━━━━━ RECORDED INFORMATION ━━━━━

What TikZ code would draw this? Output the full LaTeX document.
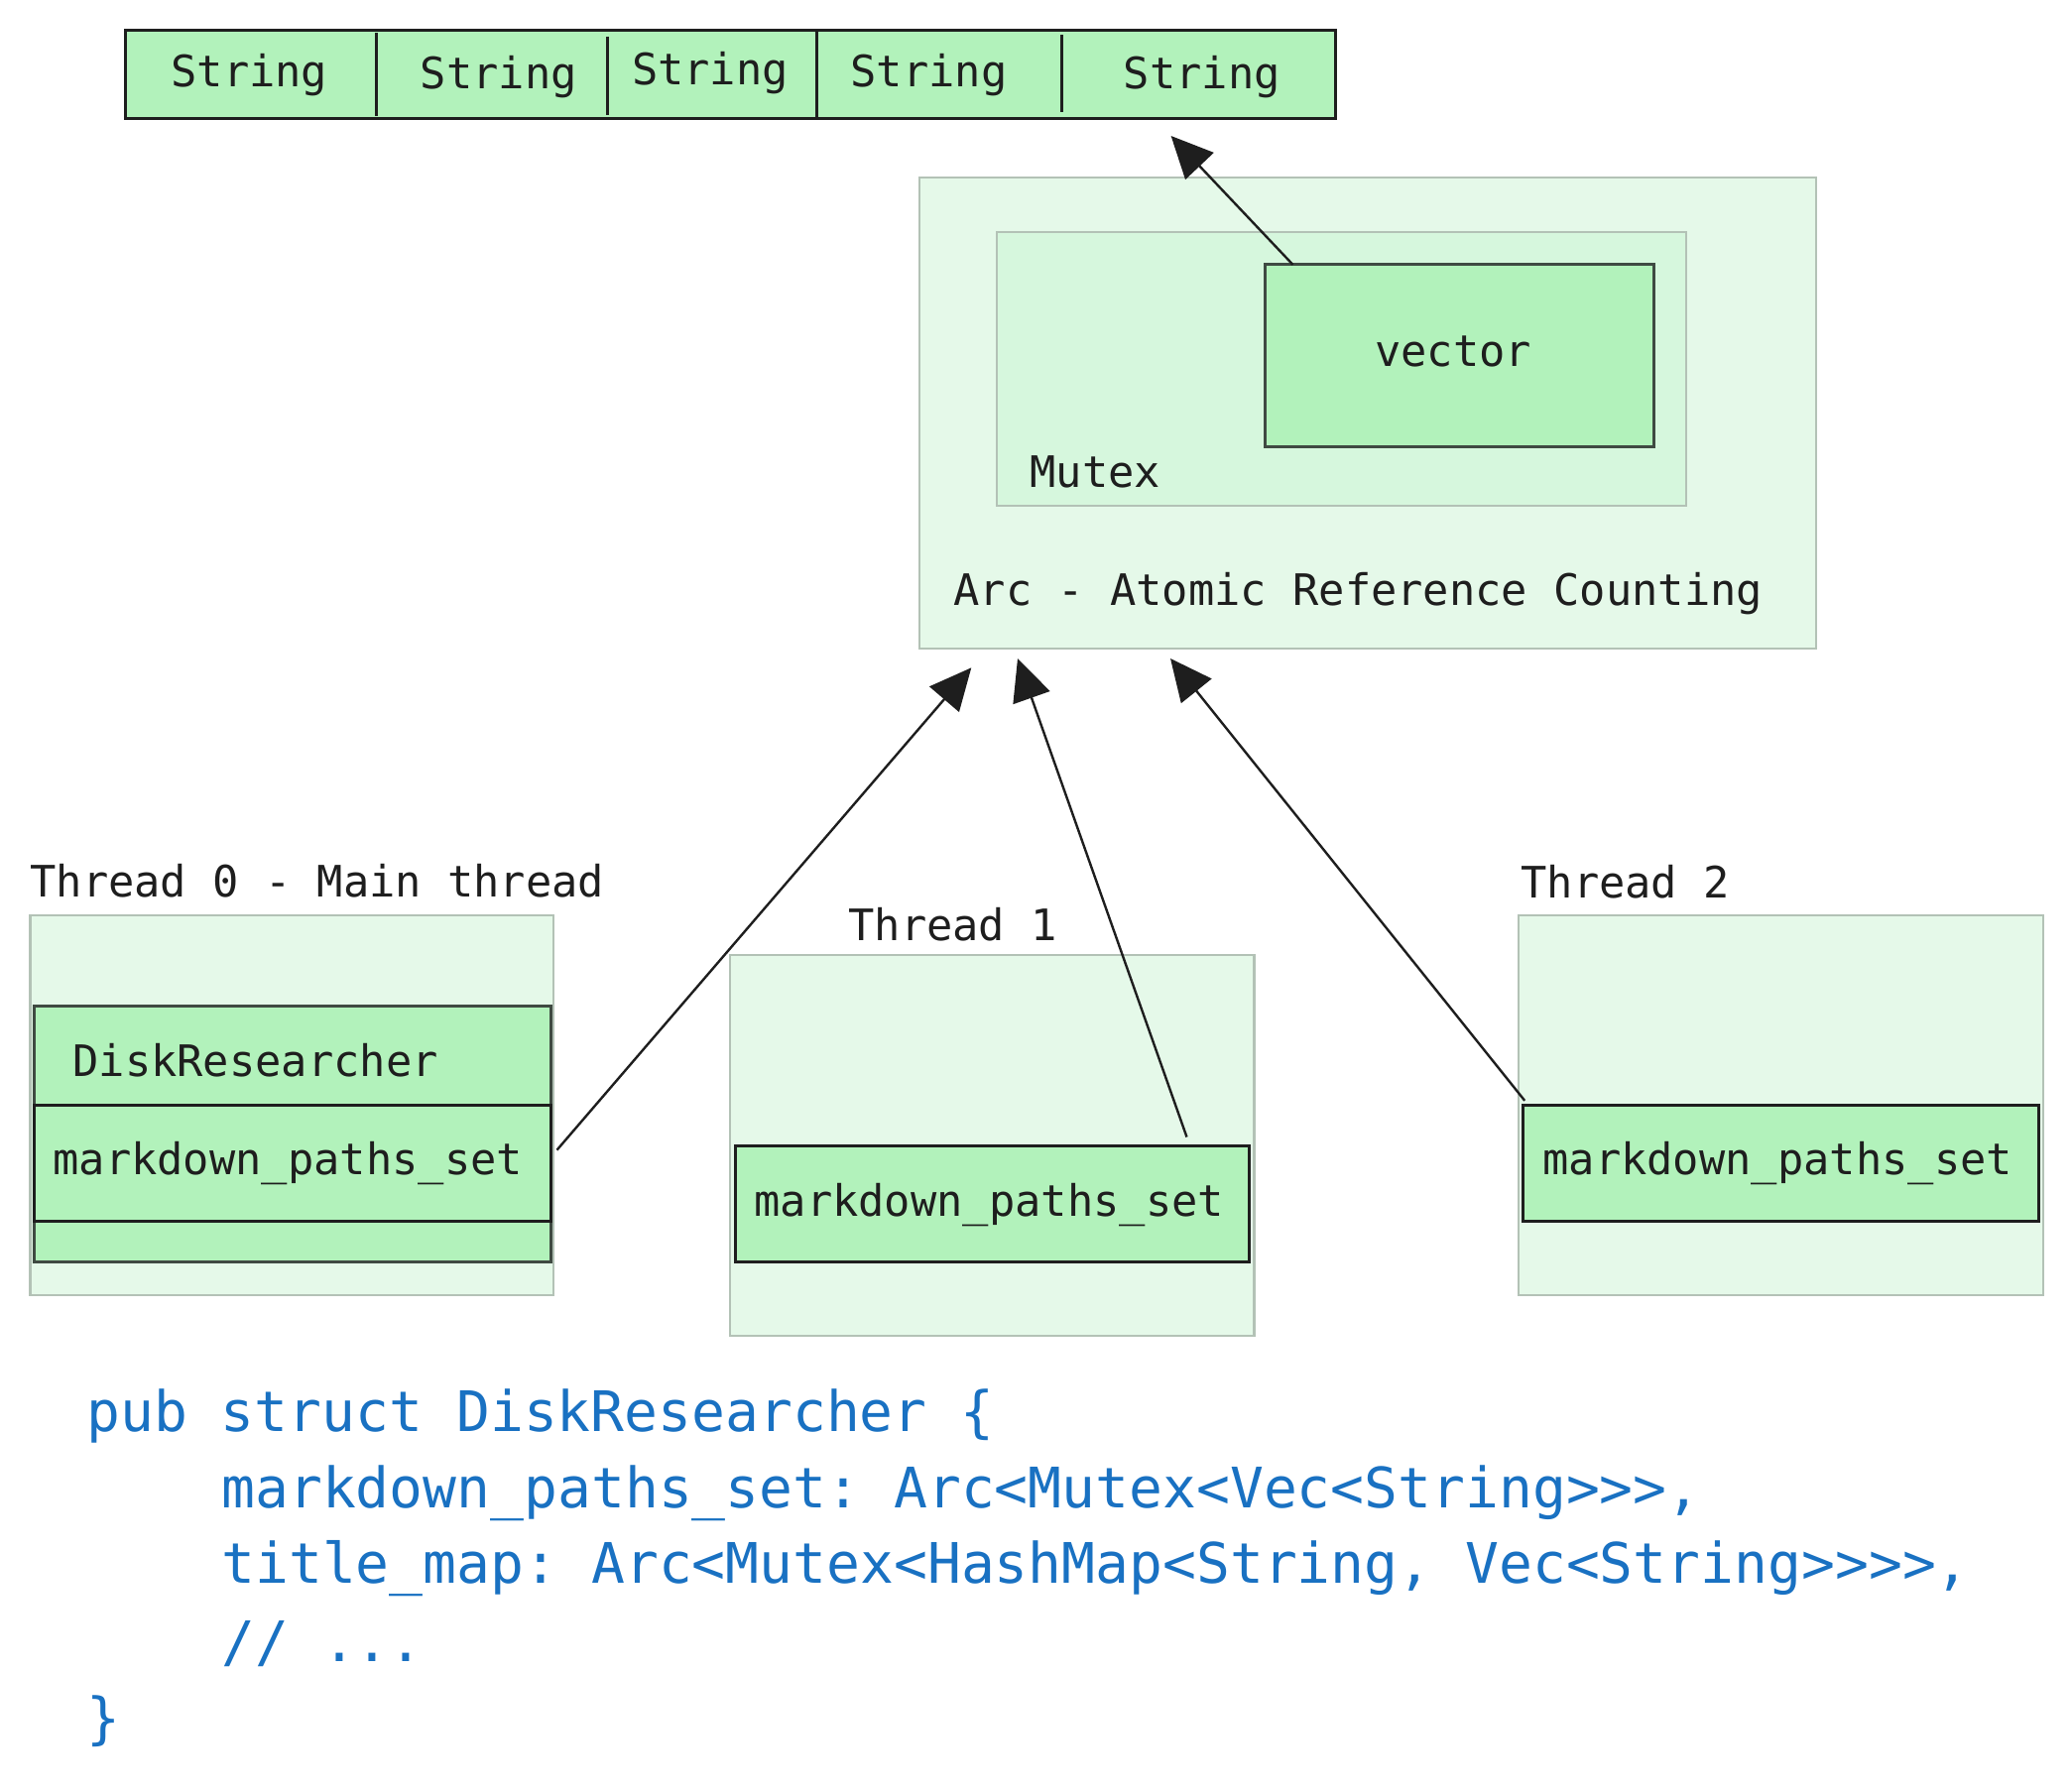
\documentclass[tikz,border=0pt]{standalone}
\usepackage{fontspec}
\setmainfont{DejaVu Sans Mono}[Ligatures=TeXOff]
\usetikzlibrary{arrows.meta,fit}
\frenchspacing
\definecolor{ink}{HTML}{1E1E1E}
\definecolor{nodefill}{HTML}{B2F2BB}
\definecolor{contfill}{HTML}{E5F9E9}
\definecolor{mutexfill}{HTML}{D6F7DD}
\definecolor{contline}{HTML}{B3C2B6}
\definecolor{darkline}{HTML}{3F4A42}
\definecolor{codeblue}{HTML}{1971C2}
\newcommand{\dtext}{\fontsize{21.85pt}{26pt}\selectfont}
\newcommand{\ctext}{\fontsize{28.15pt}{34pt}\selectfont}
\begin{document}
\begin{tikzpicture}[x=0.5pt,y=-0.5pt,
  cont/.style={draw=contline, fill=contfill, line width=1.1pt, inner sep=0pt},
  elem/.style={draw=ink, fill=nodefill, line width=1.5pt, inner sep=0pt},
  lbl/.style={anchor=base west, inner sep=0pt, text=ink, font=\dtext},
  codeline/.style={anchor=base west, inner sep=0pt, text=codeblue, font=\ctext},
  conn/.style={-{Triangle[length=21pt,width=19.5pt]}, line width=1.2pt, draw=ink}]
\useasboundingbox (0,0) rectangle (2089,1805);

% Strings vector contents
\node[elem, fit={(126.5,30.7) (1346,119)}] (strings) {};
\draw[ink, line width=1.5pt] (379.4,33) -- (379.4,117);
\draw[ink, line width=1.5pt] (612.4,36.7) -- (612.4,115.7);
\draw[ink, line width=1.5pt] (823,30.7) -- (823,119);
\draw[ink, line width=1.5pt] (1070,35) -- (1070,113);
\node[lbl] (s1) at (172,87.3) {String};
\node[lbl] (s2) at (423.5,89.3) {String};
\node[lbl] (s3) at (636.6,85.7) {String};
\node[lbl] (s4) at (857.2,87.3) {String};
\node[lbl] (s5) at (1132.5,89.3) {String};

% Arc / Mutex / vector
\node[cont, fit={(927,179) (1831,653.6)}] (arc) {};
\node[cont, fill=mutexfill, fit={(1005,233.6) (1700,510)}] (mutex) {};
\node[elem, draw=darkline, fit={(1275,266.4) (1667,450.4)}] (vec) {};
\node[lbl, anchor=base] (vectxt) at (1465,369) {vector};
\node[lbl] (mutextxt) at (1038,491.4) {Mutex};
\node[lbl] (arctxt) at (961,610.4) {Arc - Atomic Reference Counting};

% Thread 0
\node[cont, fit={(30.5,922.7) (558,1305.7)}] (th0) {};
\node[lbl] (th0txt) at (30,904) {Thread 0 - Main thread};
\node[elem, draw=darkline, fit={(34,1014) (555,1272.7)}] (disk) {};
\node[elem, fit={(34,1114.3) (555,1231)}] (mps0) {};
\node[lbl] (disktxt) at (73,1085) {DiskResearcher};
\node[lbl] (mps0txt) at (53,1184) {markdown\_paths\_set};

% Thread 1
\node[cont, fit={(736,963.3) (1264.5,1346.7)}] (th1) {};
\node[lbl] (th1txt) at (855,948) {Thread 1};
\node[elem, fit={(741,1155) (1259,1272.4)}] (mps1) {};
\node[lbl] (mps1txt) at (760,1226) {markdown\_paths\_set};

% Thread 2
\node[cont, fit={(1530.8,922.7) (2059.7,1305.7)}] (th2) {};
\node[lbl] (th2txt) at (1533,905) {Thread 2};
\node[elem, fit={(1535.7,1114.3) (2055.2,1231.7)}] (mps2) {};
\node[lbl] (mps2txt) at (1555,1184.3) {markdown\_paths\_set};

% arrow tips
\coordinate (tipS) at (1180.6,137);
\coordinate (tip0) at (979.3,673.3);
\coordinate (tip1) at (1026,664);
\coordinate (tip2) at (1180,664);

\draw[conn] ([shift={(30,2)}]vec.north west) -- (tipS);
\draw[conn] ([shift={(5,-13)}]mps0.east) -- (tip0);
\draw[conn] ([shift={(-64,-7)}]mps1.north east) -- (tip1);
\draw[conn] ([shift={(3,-3)}]mps2.north west) -- (tip2);

% code
\node[codeline] (c1) at (87,1443.3) {pub struct DiskResearcher \{};
\node[codeline] (c2) at (223,1520) {markdown\_paths\_set: Arc<Mutex<Vec<String>>>,};
\node[codeline] (c3) at (223,1596.7) {title\_map: Arc<Mutex<HashMap<String, Vec<String>>>>,};
\node[codeline] (c4) at (223,1675) {// ...};
\node[codeline] (c5) at (87,1752) {\}};
\end{tikzpicture}
\end{document}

━━━━━

## TASK
Pictures are to be left out; repeat all the remaining data exactly.

## EXERCISE OUTPUT
What TikZ code would draw this? Output the full LaTeX document.
\documentclass[tikz,border=0pt]{standalone}
\usepackage{fontspec}
\setmainfont{DejaVu Sans Mono}[Ligatures=TeXOff]
\usetikzlibrary{arrows.meta,fit}
\frenchspacing
\definecolor{ink}{HTML}{1E1E1E}
\definecolor{nodefill}{HTML}{B2F2BB}
\definecolor{contfill}{HTML}{E5F9E9}
\definecolor{mutexfill}{HTML}{D6F7DD}
\definecolor{contline}{HTML}{B3C2B6}
\definecolor{darkline}{HTML}{3F4A42}
\definecolor{codeblue}{HTML}{1971C2}
\newcommand{\dtext}{\fontsize{21.85pt}{26pt}\selectfont}
\newcommand{\ctext}{\fontsize{28.15pt}{34pt}\selectfont}
\begin{document}
\begin{tikzpicture}[x=0.5pt,y=-0.5pt,
  cont/.style={draw=contline, fill=contfill, line width=1.1pt, inner sep=0pt},
  elem/.style={draw=ink, fill=nodefill, line width=1.5pt, inner sep=0pt},
  lbl/.style={anchor=base west, inner sep=0pt, text=ink, font=\dtext},
  codeline/.style={anchor=base west, inner sep=0pt, text=codeblue, font=\ctext},
  conn/.style={-{Triangle[length=21pt,width=19.5pt]}, line width=1.2pt, draw=ink}]
\useasboundingbox (0,0) rectangle (2089,1805);

% Strings vector contents
\node[elem, fit={(126.5,30.7) (1346,119)}] (strings) {};
\draw[ink, line width=1.5pt] (379.4,33) -- (379.4,117);
\draw[ink, line width=1.5pt] (612.4,36.7) -- (612.4,115.7);
\draw[ink, line width=1.5pt] (823,30.7) -- (823,119);
\draw[ink, line width=1.5pt] (1070,35) -- (1070,113);
\node[lbl] (s1) at (172,87.3) {String};
\node[lbl] (s2) at (423.5,89.3) {String};
\node[lbl] (s3) at (636.6,85.7) {String};
\node[lbl] (s4) at (857.2,87.3) {String};
\node[lbl] (s5) at (1132.5,89.3) {String};

% Arc / Mutex / vector
\node[cont, fit={(927,179) (1831,653.6)}] (arc) {};
\node[cont, fill=mutexfill, fit={(1005,233.6) (1700,510)}] (mutex) {};
\node[elem, draw=darkline, fit={(1275,266.4) (1667,450.4)}] (vec) {};
\node[lbl, anchor=base] (vectxt) at (1465,369) {vector};
\node[lbl] (mutextxt) at (1038,491.4) {Mutex};
\node[lbl] (arctxt) at (961,610.4) {Arc - Atomic Reference Counting};

% Thread 0
\node[cont, fit={(30.5,922.7) (558,1305.7)}] (th0) {};
\node[lbl] (th0txt) at (30,904) {Thread 0 - Main thread};
\node[elem, draw=darkline, fit={(34,1014) (555,1272.7)}] (disk) {};
\node[elem, fit={(34,1114.3) (555,1231)}] (mps0) {};
\node[lbl] (disktxt) at (73,1085) {DiskResearcher};
\node[lbl] (mps0txt) at (53,1184) {markdown\_paths\_set};

% Thread 1
\node[cont, fit={(736,963.3) (1264.5,1346.7)}] (th1) {};
\node[lbl] (th1txt) at (855,948) {Thread 1};
\node[elem, fit={(741,1155) (1259,1272.4)}] (mps1) {};
\node[lbl] (mps1txt) at (760,1226) {markdown\_paths\_set};

% Thread 2
\node[cont, fit={(1530.8,922.7) (2059.7,1305.7)}] (th2) {};
\node[lbl] (th2txt) at (1533,905) {Thread 2};
\node[elem, fit={(1535.7,1114.3) (2055.2,1231.7)}] (mps2) {};
\node[lbl] (mps2txt) at (1555,1184.3) {markdown\_paths\_set};

% arrow tips
\coordinate (tipS) at (1180.6,137);
\coordinate (tip0) at (979.3,673.3);
\coordinate (tip1) at (1026,664);
\coordinate (tip2) at (1180,664);

\draw[conn] ([shift={(30,2)}]vec.north west) -- (tipS);
\draw[conn] ([shift={(5,-13)}]mps0.east) -- (tip0);
\draw[conn] ([shift={(-64,-7)}]mps1.north east) -- (tip1);
\draw[conn] ([shift={(3,-3)}]mps2.north west) -- (tip2);

% code
\node[codeline] (c1) at (87,1443.3) {pub struct DiskResearcher \{};
\node[codeline] (c2) at (223,1520) {markdown\_paths\_set: Arc<Mutex<Vec<String>>>,};
\node[codeline] (c3) at (223,1596.7) {title\_map: Arc<Mutex<HashMap<String, Vec<String>>>>,};
\node[codeline] (c4) at (223,1675) {// ...};
\node[codeline] (c5) at (87,1752) {\}};
\end{tikzpicture}
\end{document}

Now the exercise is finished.